Jordan menjawab dengan rasa haru, “Selama kita mau berpikir dengan otak, pasti ada caranya.”
Ayahnya
menganggukkan kepala, kemudian menggelengkan kepala, “Yang engkau
katakan tidak salah! Tapi bukan itu maksud ayah. Ayah hanya ingin
memberitahumu bahwa sehelai pakaian bekas yang bernilai satu dolar juga
bisa ditingkatkan nilainya, apalagi kita sebagai manusia yang hidup?

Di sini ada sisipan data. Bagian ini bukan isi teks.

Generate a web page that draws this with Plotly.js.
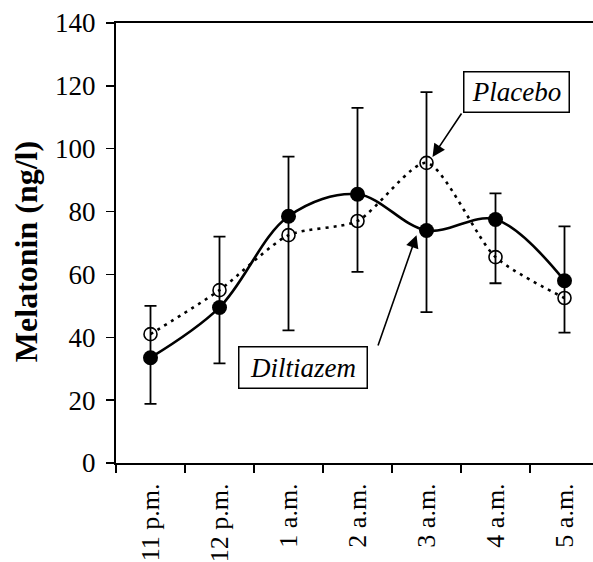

Mungkin kita berkulit lebih gelap dan lebih miskin, tapi apa bedanya?”
Seketika
dalam pikiran Jordan seakan ada matahari yang terbit. Bahkan sehelai
pakaian bekas saja bisa ditingkatkan harkatnya, lalu apakah saya punya
alasan untuk meremehkan diri sendiri?
Sejak saat itu, dalam hal apapun, Michael Jordan merasa bahwa masa depannya indah dan penuh harapan.
Potensi
diri kita begitu besar, jangan dipandang kecil hanya karena kita
terlihat lecek, kumal, dan belum “diasah”. Tetaplah berusaha dan
teruslah mengasah kecerdasan dalam melakukannya.